#### COLLECTED DATA

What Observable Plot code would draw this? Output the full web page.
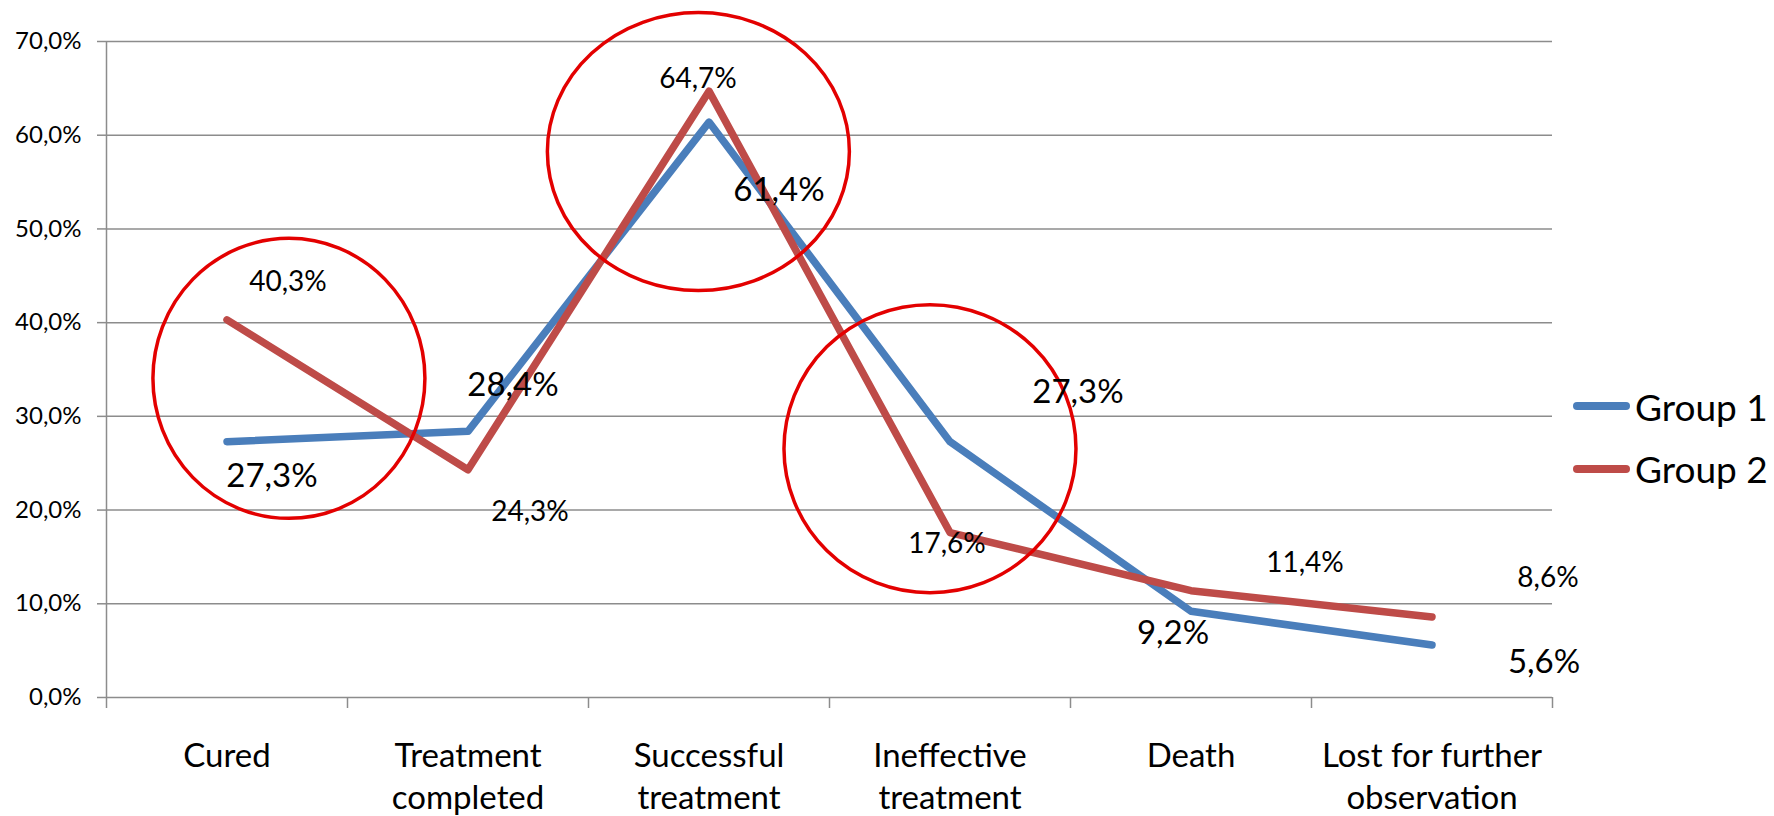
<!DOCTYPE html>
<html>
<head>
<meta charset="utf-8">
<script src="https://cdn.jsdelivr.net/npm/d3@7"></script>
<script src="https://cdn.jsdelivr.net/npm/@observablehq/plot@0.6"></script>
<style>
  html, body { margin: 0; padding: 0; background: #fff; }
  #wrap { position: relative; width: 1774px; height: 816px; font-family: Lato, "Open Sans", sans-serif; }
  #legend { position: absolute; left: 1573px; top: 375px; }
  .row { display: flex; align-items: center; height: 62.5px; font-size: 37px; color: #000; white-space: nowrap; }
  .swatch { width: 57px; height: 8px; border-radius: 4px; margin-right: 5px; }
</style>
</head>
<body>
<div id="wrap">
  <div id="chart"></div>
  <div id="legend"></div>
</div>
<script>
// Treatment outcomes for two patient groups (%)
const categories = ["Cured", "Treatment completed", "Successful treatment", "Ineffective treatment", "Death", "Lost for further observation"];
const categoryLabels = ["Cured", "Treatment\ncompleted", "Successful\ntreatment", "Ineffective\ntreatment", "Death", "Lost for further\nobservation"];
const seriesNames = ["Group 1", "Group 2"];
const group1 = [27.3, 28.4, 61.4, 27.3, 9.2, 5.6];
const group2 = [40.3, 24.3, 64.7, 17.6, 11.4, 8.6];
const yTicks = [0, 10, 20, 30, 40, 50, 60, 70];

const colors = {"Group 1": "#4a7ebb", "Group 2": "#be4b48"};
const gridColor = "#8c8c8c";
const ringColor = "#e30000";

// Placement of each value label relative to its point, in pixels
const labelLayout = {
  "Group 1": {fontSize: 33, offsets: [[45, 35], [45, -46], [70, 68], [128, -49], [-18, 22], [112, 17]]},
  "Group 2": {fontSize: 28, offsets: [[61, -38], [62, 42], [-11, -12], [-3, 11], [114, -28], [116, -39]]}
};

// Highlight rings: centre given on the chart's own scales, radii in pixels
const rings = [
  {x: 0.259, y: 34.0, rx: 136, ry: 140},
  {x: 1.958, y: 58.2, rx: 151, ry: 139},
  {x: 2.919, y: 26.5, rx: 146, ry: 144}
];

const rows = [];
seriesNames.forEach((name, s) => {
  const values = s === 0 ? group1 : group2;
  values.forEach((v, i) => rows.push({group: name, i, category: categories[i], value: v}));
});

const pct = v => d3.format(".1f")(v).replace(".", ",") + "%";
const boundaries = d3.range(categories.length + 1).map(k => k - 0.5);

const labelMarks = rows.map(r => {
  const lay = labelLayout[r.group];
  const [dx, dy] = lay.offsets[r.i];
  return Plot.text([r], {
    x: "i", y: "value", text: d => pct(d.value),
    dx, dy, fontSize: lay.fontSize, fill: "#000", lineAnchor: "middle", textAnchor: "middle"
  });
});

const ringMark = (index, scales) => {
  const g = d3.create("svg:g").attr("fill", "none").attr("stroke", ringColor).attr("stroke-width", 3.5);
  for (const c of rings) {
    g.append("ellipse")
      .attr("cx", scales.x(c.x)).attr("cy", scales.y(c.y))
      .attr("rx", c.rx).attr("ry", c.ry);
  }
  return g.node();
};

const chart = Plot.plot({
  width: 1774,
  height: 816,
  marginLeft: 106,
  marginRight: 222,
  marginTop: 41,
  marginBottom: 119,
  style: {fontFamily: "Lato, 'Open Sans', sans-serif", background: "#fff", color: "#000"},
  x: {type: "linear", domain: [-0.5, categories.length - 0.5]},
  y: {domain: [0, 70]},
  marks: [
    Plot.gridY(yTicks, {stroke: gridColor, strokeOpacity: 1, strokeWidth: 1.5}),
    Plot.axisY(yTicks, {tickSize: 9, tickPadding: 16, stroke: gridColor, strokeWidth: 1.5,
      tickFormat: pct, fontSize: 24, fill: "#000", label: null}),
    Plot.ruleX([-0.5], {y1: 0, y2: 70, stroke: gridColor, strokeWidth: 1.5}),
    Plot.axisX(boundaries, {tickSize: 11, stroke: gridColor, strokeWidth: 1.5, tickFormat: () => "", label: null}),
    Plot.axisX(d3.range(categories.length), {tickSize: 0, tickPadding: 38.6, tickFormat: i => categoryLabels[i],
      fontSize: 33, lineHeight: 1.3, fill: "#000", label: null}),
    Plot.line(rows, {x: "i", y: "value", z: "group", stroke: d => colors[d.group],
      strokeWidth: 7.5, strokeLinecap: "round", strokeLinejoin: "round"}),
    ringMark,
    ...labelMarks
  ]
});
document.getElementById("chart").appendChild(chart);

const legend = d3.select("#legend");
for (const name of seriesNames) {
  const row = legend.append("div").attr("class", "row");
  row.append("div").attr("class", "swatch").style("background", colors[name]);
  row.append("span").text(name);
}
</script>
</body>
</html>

########

WHAT THE TASK REQUIRES ::
Transcribe the preceding listing in its entirety and with exact wording, leaving out pictures.

TASK ANSWER ::
What Observable Plot code would draw this? Output the full web page.
<!DOCTYPE html>
<html>
<head>
<meta charset="utf-8">
<script src="https://cdn.jsdelivr.net/npm/d3@7"></script>
<script src="https://cdn.jsdelivr.net/npm/@observablehq/plot@0.6"></script>
<style>
  html, body { margin: 0; padding: 0; background: #fff; }
  #wrap { position: relative; width: 1774px; height: 816px; font-family: Lato, "Open Sans", sans-serif; }
  #legend { position: absolute; left: 1573px; top: 375px; }
  .row { display: flex; align-items: center; height: 62.5px; font-size: 37px; color: #000; white-space: nowrap; }
  .swatch { width: 57px; height: 8px; border-radius: 4px; margin-right: 5px; }
</style>
</head>
<body>
<div id="wrap">
  <div id="chart"></div>
  <div id="legend"></div>
</div>
<script>
// Treatment outcomes for two patient groups (%)
const categories = ["Cured", "Treatment completed", "Successful treatment", "Ineffective treatment", "Death", "Lost for further observation"];
const categoryLabels = ["Cured", "Treatment\ncompleted", "Successful\ntreatment", "Ineffective\ntreatment", "Death", "Lost for further\nobservation"];
const seriesNames = ["Group 1", "Group 2"];
const group1 = [27.3, 28.4, 61.4, 27.3, 9.2, 5.6];
const group2 = [40.3, 24.3, 64.7, 17.6, 11.4, 8.6];
const yTicks = [0, 10, 20, 30, 40, 50, 60, 70];

const colors = {"Group 1": "#4a7ebb", "Group 2": "#be4b48"};
const gridColor = "#8c8c8c";
const ringColor = "#e30000";

// Placement of each value label relative to its point, in pixels
const labelLayout = {
  "Group 1": {fontSize: 33, offsets: [[45, 35], [45, -46], [70, 68], [128, -49], [-18, 22], [112, 17]]},
  "Group 2": {fontSize: 28, offsets: [[61, -38], [62, 42], [-11, -12], [-3, 11], [114, -28], [116, -39]]}
};

// Highlight rings: centre given on the chart's own scales, radii in pixels
const rings = [
  {x: 0.259, y: 34.0, rx: 136, ry: 140},
  {x: 1.958, y: 58.2, rx: 151, ry: 139},
  {x: 2.919, y: 26.5, rx: 146, ry: 144}
];

const rows = [];
seriesNames.forEach((name, s) => {
  const values = s === 0 ? group1 : group2;
  values.forEach((v, i) => rows.push({group: name, i, category: categories[i], value: v}));
});

const pct = v => d3.format(".1f")(v).replace(".", ",") + "%";
const boundaries = d3.range(categories.length + 1).map(k => k - 0.5);

const labelMarks = rows.map(r => {
  const lay = labelLayout[r.group];
  const [dx, dy] = lay.offsets[r.i];
  return Plot.text([r], {
    x: "i", y: "value", text: d => pct(d.value),
    dx, dy, fontSize: lay.fontSize, fill: "#000", lineAnchor: "middle", textAnchor: "middle"
  });
});

const ringMark = (index, scales) => {
  const g = d3.create("svg:g").attr("fill", "none").attr("stroke", ringColor).attr("stroke-width", 3.5);
  for (const c of rings) {
    g.append("ellipse")
      .attr("cx", scales.x(c.x)).attr("cy", scales.y(c.y))
      .attr("rx", c.rx).attr("ry", c.ry);
  }
  return g.node();
};

const chart = Plot.plot({
  width: 1774,
  height: 816,
  marginLeft: 106,
  marginRight: 222,
  marginTop: 41,
  marginBottom: 119,
  style: {fontFamily: "Lato, 'Open Sans', sans-serif", background: "#fff", color: "#000"},
  x: {type: "linear", domain: [-0.5, categories.length - 0.5]},
  y: {domain: [0, 70]},
  marks: [
    Plot.gridY(yTicks, {stroke: gridColor, strokeOpacity: 1, strokeWidth: 1.5}),
    Plot.axisY(yTicks, {tickSize: 9, tickPadding: 16, stroke: gridColor, strokeWidth: 1.5,
      tickFormat: pct, fontSize: 24, fill: "#000", label: null}),
    Plot.ruleX([-0.5], {y1: 0, y2: 70, stroke: gridColor, strokeWidth: 1.5}),
    Plot.axisX(boundaries, {tickSize: 11, stroke: gridColor, strokeWidth: 1.5, tickFormat: () => "", label: null}),
    Plot.axisX(d3.range(categories.length), {tickSize: 0, tickPadding: 38.6, tickFormat: i => categoryLabels[i],
      fontSize: 33, lineHeight: 1.3, fill: "#000", label: null}),
    Plot.line(rows, {x: "i", y: "value", z: "group", stroke: d => colors[d.group],
      strokeWidth: 7.5, strokeLinecap: "round", strokeLinejoin: "round"}),
    ringMark,
    ...labelMarks
  ]
});
document.getElementById("chart").appendChild(chart);

const legend = d3.select("#legend");
for (const name of seriesNames) {
  const row = legend.append("div").attr("class", "row");
  row.append("div").attr("class", "swatch").style("background", colors[name]);
  row.append("span").text(name);
}
</script>
</body>
</html>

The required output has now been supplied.